Where a line of the material contains the string "matplotlib", copy that line.
▼
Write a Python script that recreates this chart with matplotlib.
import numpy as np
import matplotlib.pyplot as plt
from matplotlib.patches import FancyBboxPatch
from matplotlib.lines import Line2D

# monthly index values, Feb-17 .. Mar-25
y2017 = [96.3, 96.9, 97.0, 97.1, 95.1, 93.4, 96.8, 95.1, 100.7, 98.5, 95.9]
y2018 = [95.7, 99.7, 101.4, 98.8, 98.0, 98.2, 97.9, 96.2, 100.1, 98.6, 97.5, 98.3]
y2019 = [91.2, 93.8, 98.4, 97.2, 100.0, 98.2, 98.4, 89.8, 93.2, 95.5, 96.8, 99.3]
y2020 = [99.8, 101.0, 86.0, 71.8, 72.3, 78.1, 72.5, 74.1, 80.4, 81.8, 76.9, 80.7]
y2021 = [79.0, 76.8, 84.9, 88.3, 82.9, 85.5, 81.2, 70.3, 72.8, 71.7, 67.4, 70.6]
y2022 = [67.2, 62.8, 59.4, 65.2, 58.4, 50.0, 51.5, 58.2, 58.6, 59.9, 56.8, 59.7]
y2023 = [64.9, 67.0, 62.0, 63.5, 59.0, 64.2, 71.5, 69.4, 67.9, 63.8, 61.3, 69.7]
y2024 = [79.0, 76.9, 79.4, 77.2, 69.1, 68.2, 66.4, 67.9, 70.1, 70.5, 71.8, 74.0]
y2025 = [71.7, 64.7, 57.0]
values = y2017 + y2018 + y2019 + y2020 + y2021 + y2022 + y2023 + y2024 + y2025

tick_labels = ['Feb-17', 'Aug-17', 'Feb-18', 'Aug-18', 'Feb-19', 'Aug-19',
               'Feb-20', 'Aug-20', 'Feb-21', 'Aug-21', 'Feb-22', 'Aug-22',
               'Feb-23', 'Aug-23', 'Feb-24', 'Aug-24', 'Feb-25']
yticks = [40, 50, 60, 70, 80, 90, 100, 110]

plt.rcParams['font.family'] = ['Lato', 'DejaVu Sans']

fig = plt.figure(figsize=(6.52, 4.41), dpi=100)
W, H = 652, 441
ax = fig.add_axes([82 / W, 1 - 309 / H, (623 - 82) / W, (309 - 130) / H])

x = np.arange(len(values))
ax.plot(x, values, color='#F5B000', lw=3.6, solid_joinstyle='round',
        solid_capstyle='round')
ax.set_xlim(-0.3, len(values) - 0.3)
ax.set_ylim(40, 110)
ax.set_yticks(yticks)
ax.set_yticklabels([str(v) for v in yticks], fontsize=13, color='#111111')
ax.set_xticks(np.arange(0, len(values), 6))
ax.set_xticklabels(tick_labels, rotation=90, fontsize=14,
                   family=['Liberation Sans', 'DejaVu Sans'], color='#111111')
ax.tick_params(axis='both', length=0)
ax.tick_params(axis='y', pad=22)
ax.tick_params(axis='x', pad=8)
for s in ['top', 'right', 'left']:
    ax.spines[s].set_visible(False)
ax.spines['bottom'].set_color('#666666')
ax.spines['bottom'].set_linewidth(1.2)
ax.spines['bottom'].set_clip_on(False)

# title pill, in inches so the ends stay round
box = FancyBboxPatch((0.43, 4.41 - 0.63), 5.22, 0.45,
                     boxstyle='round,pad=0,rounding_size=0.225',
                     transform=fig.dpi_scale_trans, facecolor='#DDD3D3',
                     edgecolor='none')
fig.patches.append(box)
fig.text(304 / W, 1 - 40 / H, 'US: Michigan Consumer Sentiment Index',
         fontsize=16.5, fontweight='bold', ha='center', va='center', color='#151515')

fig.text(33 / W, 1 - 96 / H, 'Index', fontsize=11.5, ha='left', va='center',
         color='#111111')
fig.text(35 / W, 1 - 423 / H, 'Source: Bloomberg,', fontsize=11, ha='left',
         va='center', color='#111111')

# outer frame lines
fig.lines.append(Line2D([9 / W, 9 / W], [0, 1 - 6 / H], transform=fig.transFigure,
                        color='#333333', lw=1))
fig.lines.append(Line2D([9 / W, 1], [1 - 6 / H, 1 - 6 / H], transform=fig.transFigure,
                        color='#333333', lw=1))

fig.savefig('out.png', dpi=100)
▲
[Written solution]
Write a Python script that recreates this chart with matplotlib.
import matplotlib.pyplot as plt
from matplotlib.patches import FancyBboxPatch
from matplotlib.lines import Line2D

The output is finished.